Friday, June 10, 2011

Grasping the Obvious

A U.S. Senate subcommittee report this week called into question efforts to curb drug exports from Latin America, suggesting that billions in tax dollars had been wasted in no-bid contracts with no oversight on how the money was being spent or whether efforts were succeeding.

  Raw Story

How long has this been going on? Actually, I think the CIA will soon be quietly visiting the committee members to let them know who’s in charge of spending that money.

The report comes just a week after a panel of formerly high-ranking officials -- including the former presidents of Switzerland, Colombia, Mexico and Brazil, along with a former U.N. Secretary General, a former U.S. Secretary of State, the prime minister of Greece and the former U.N. High Commissioner for Human Rights -- called for the drug war to shift its focus from enforcement and interdiction to medical treatment and harm-reduction policies.

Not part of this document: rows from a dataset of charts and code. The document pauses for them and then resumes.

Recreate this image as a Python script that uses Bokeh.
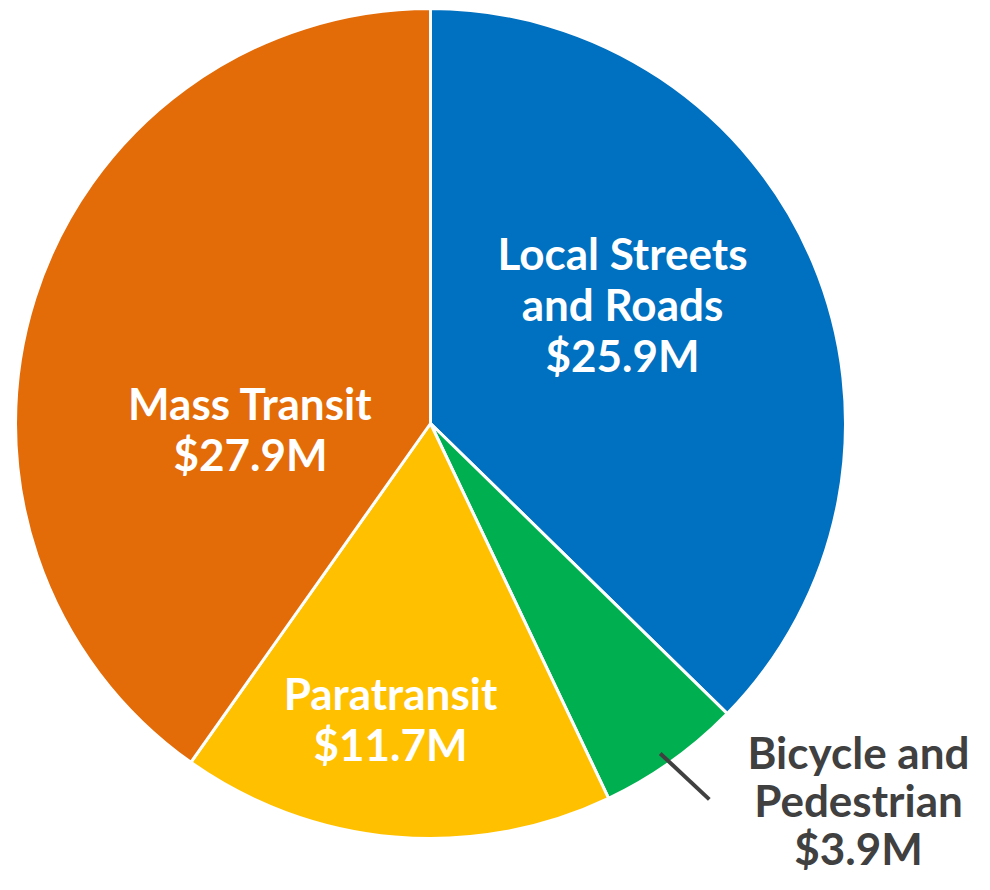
import math
from bokeh.plotting import figure
from bokeh.models import Range1d, ColumnDataSource
from bokeh.core.properties import value
from bokeh.embed import file_html
from bokeh.resources import INLINE

# ---- data ----
categories = ["Local Streets and Roads", "Bicycle and Pedestrian", "Paratransit", "Mass Transit"]
values = [25.9, 3.9, 11.7, 27.9]
value_labels = ["$25.9M", "$3.9M", "$11.7M", "$27.9M"]
label_lines = [["Local Streets", "and Roads"], ["Bicycle and", "Pedestrian"], ["Paratransit"], ["Mass Transit"]]
colors = ["#0070C0", "#00B050", "#FFC000", "#E36C09"]

# ---- layout ----
W, H = 974, 874
CX, CY, R = 430, 451, 415
FONT = "Lato"
FS = 44
LINE_GAP = 51
# label anchor (centre of text block) in plot coordinates
label_pos = [(622, 571), (858, 75), (390, 156), (250, 446)]
label_colors = ["white", "#404040", "white", "white"]
label_gap = [LINE_GAP, 48, LINE_GAP, LINE_GAP]

total = sum(values)
starts, ends = [], []
cum = 0.0
for v in values:
    a0 = math.pi / 2 - 2 * math.pi * (cum + v) / total
    a1 = math.pi / 2 - 2 * math.pi * cum / total
    starts.append(a0)
    ends.append(a1)
    cum += v

p = figure(width=W, height=H, output_backend="svg", toolbar_location=None,
           x_range=Range1d(0, W), y_range=Range1d(0, H), min_border=0)
p.axis.visible = False
p.grid.visible = False
p.outline_line_color = None
p.background_fill_color = "white"
p.border_fill_color = "white"

src = ColumnDataSource(dict(x=[CX] * len(values), y=[CY] * len(values),
                            start=starts, end=ends, color=colors))
p.wedge(x="x", y="y", radius=R, start_angle="start", end_angle="end",
        fill_color="color", line_color="white", line_width=3, source=src)

# leader line for the small slice, near its mid angle
bi = 1
mid = (starts[bi] + ends[bi]) / 2
r_in, r_out = 402, 468
a_in, a_out = mid - 0.012, mid + 0.018
p.segment(x0=[CX + r_in * math.cos(a_in)], y0=[CY + r_in * math.sin(a_in)],
          x1=[CX + r_out * math.cos(a_out)], y1=[CY + r_out * math.sin(a_out)],
          line_color="#404040", line_width=4)

xs, ys, txt, tc = [], [], [], []
for i in range(len(values)):
    lines = label_lines[i] + [value_labels[i]]
    n = len(lines)
    lx, ly = label_pos[i]
    g = label_gap[i]
    for k, t in enumerate(lines):
        xs.append(lx)
        ys.append(ly + (n - 1) / 2 * g - k * g)
        txt.append(t)
        tc.append(label_colors[i])
p.text(x=xs, y=ys, text=txt, text_color=tc, text_font=value(FONT),
       text_font_size=f"{FS}px", text_font_style="bold",
       text_align="center", text_baseline="middle")

open("out.html", "w").write(file_html(p, INLINE))
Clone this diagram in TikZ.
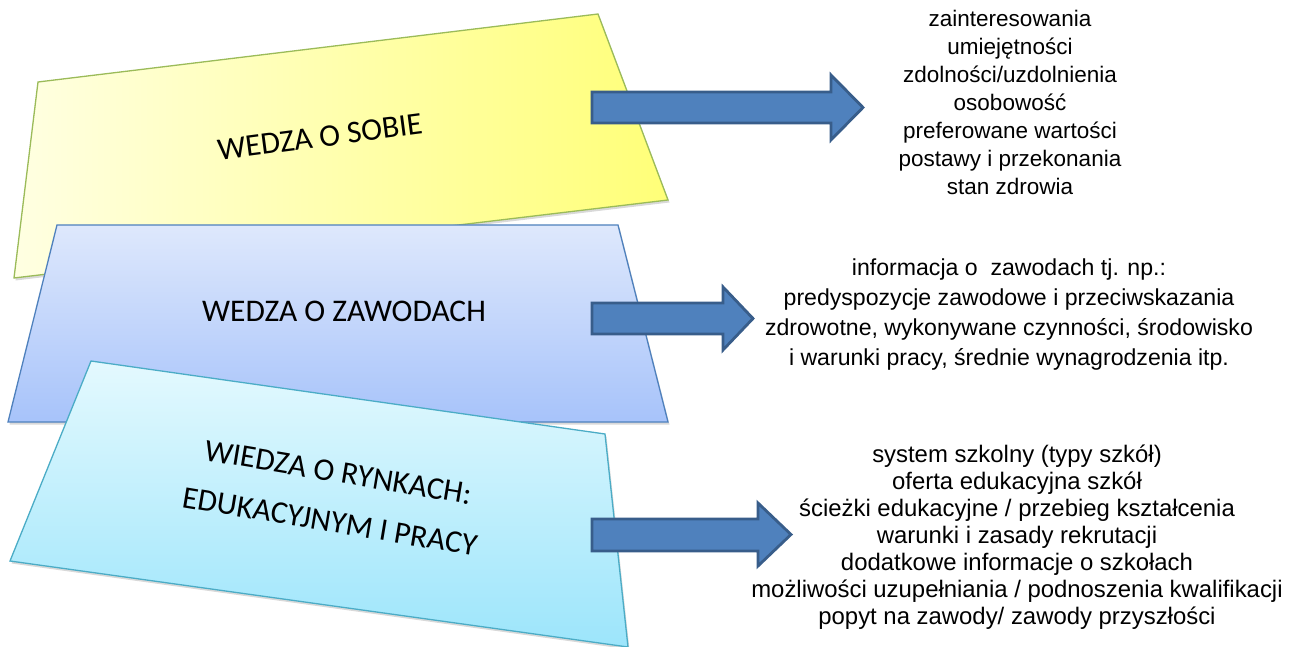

And the CIA will be visiting a panel of formerly high-ranking officials as well.

"It's becoming increasingly clear that our efforts to rein in the narcotics trade in Latin America, especially as it relates to the government's use of contractors, have largely failed," Sen. Claire McCaskill (D-MO), chair of the Senate Subcommittee on Contracting Oversight, said in a media advisory. "Without adequate oversight and management we are wasting tax dollars and throwing money at a problem without even knowing what we're getting in return."

McCaskill's report also comes after the Government Accountability Office (GAO) found last month that the U.S. government has no centralized archive of contracts relating to the drug war and doesn't conduct studies to ensure those expenditures are appropriate or successful.

Yes, that’s right. The CIA will be visiting Claire McCaskill first.

....but hey, do what you want....you will anyway.